-- Dataset records --

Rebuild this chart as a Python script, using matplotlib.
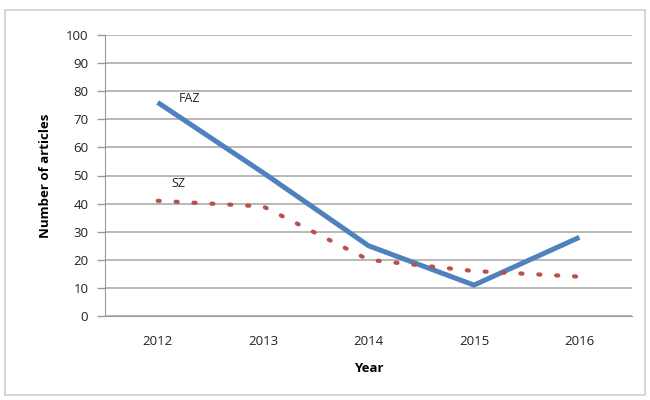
import matplotlib
matplotlib.use("Agg")
import matplotlib.pyplot as plt
from matplotlib.patches import Rectangle

# data
years = ["2012", "2013", "2014", "2015", "2016"]
faz = [76, 51, 25, 11, 28]
sz = [41, 39, 20, 16, 14]
y_ticks = list(range(0, 101, 10))

plt.rcParams['font.family'] = ['Open Sans', 'DejaVu Sans']

fig = plt.figure(figsize=(6.5, 4), dpi=100)
fig.patches.append(Rectangle((0.008, 0.012), 0.984, 0.963, transform=fig.transFigure,
                             fill=False, edgecolor='#d0d0d0', linewidth=1.2))
ax = fig.add_axes([0.1615, 0.21, 0.811, 0.7025])

x = list(range(len(years)))
ax.plot(x, faz, color='#4f81bd', linewidth=3.6, solid_capstyle='butt', zorder=3)
ax.plot(x, sz, color='#b9504c', linewidth=3.0, linestyle=(0, (0.5, 3.8)),
        dash_capstyle='round', zorder=3)

ax.text(0.2, 76, "FAZ", fontsize=9, color='#222222')
ax.text(0.13, 46, "SZ", fontsize=9, color='#222222')

ax.set_xlim(-0.5, 4.5)
ax.set_ylim(0, 100)
ax.set_xticks(x)
ax.set_xticklabels(years)
ax.set_yticks(y_ticks)
ax.tick_params(axis='x', length=0, pad=14, labelsize=9.5, colors='#222222')
ax.tick_params(axis='y', length=6, width=1, color='#999999', labelsize=9.5,
               labelcolor='#222222', pad=6)

ax.grid(axis='y', color='#b8b8b8', linewidth=1.4)
ax.set_axisbelow(True)
for side in ['top', 'right']:
    ax.spines[side].set_visible(False)
ax.spines['left'].set_color('#999999')
ax.spines['bottom'].set_color('#999999')

ax.set_xlabel("Year", fontsize=9.5, fontweight='bold', labelpad=10)
ax.set_ylabel("Number of articles", fontsize=9.5, fontweight='bold', labelpad=10)

plt.savefig("out.png", dpi=100)
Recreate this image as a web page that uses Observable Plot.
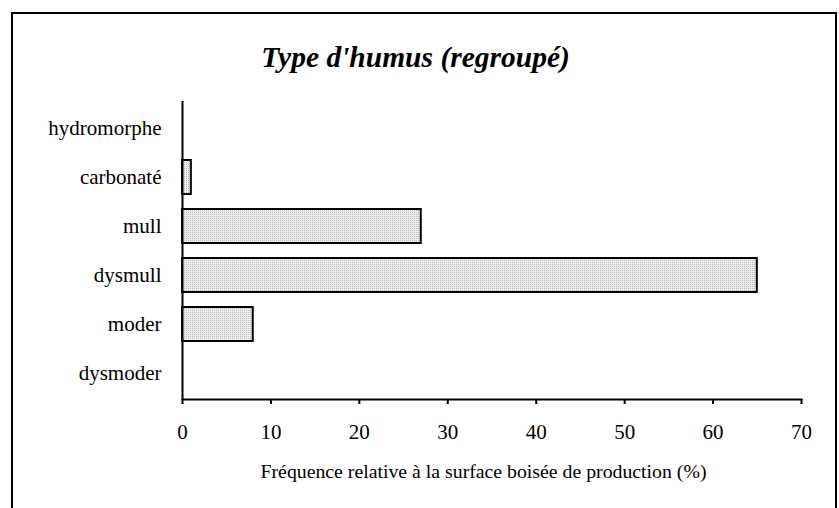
<!DOCTYPE html>
<html>
<head>
<meta charset="utf-8">
<script src="https://cdn.jsdelivr.net/npm/d3@7"></script>
<script src="https://cdn.jsdelivr.net/npm/@observablehq/plot@0.6"></script>
<style>
  html, body { margin: 0; padding: 0; background: #fff; overflow: hidden; }
  #wrap { position: relative; width: 839px; height: 508px; overflow: hidden; }
  #border { position: absolute; left: 11px; top: 12px; width: 826px; height: 600px; border: 2px solid #000; box-sizing: border-box; pointer-events: none; }
  #chart { position: absolute; left: 0; top: 0; }
</style>
</head>
<body>
<svg width="0" height="0" style="position:absolute">
  <defs>
    <pattern id="dots" width="2" height="2" patternUnits="userSpaceOnUse">
      <rect width="2" height="2" fill="#ececec"></rect>
      <rect width="1" height="1" fill="#bdbdbd"></rect>
    </pattern>
  </defs>
</svg>
<div id="wrap">
  <div id="chart"></div>
  <div id="border"></div>
</div>
<script>
const title = "Type d'humus (regroupé)";
const xLabel = "Fréquence relative à la surface boisée de production (%)";
const categories = ["hydromorphe", "carbonaté", "mull", "dysmull", "moder", "dysmoder"];
const values = [0, 1, 27, 65, 8, 0];
const xTicks = [0, 10, 20, 30, 40, 50, 60, 70];

const data = categories.map((c, i) => ({category: c, value: values[i]}));

const chart = Plot.plot({
  width: 839,
  height: 508,
  marginLeft: 182,
  marginRight: 38,
  marginTop: 101,
  marginBottom: 109,
  style: {fontFamily: "'Liberation Serif', 'Times New Roman', serif", background: "transparent", color: "#000"},
  x: {domain: [0, 70]},
  y: {domain: categories, paddingInner: 0.31, paddingOuter: 0.155, align: 0.5},
  marks: [
    Plot.barX(data, {x: "value", y: "category", fill: "url(#dots)", stroke: "#000", strokeWidth: 2}),
    Plot.ruleX([0], {stroke: "#000", strokeWidth: 2}),
    Plot.frame({anchor: "bottom", stroke: "#000", strokeWidth: 2}),
    Plot.axisX({ticks: xTicks, tickSize: 5, tickPadding: 20, fontSize: 21, label: null, strokeWidth: 2, tickFormat: d => String(d)}),
    Plot.axisY({tickSize: 0, tickPadding: 21, fontSize: 21, label: null}),
    Plot.text([title], {frameAnchor: "top", dy: -43.5, dx: -76.5, fontSize: 29.5, fontWeight: "bold", fontStyle: "italic", lineAnchor: "middle"}),
    Plot.text([xLabel], {frameAnchor: "bottom", dy: 72, dx: -8.5, fontSize: 19.8, lineAnchor: "middle"})
  ]
});
document.getElementById("chart").appendChild(chart);
</script>
</body>
</html>
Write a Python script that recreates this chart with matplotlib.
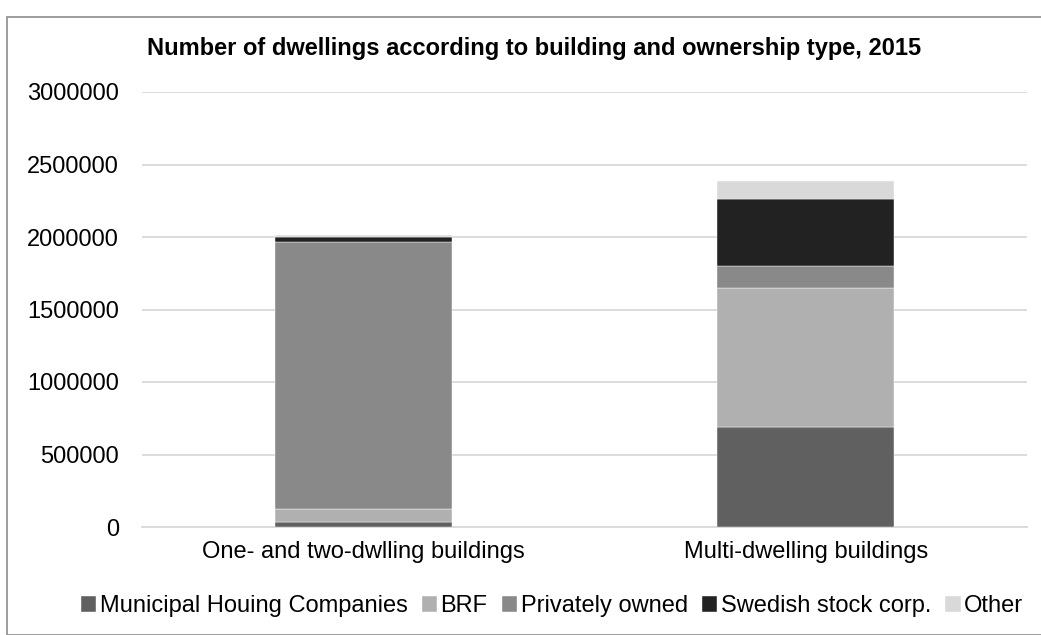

-- Goal --
List the lines of the material in which the word "that" occurs.

-- The completed task --
Recreate this image as a web page that uses Observable Plot.
Write a Python script that recreates this chart with matplotlib.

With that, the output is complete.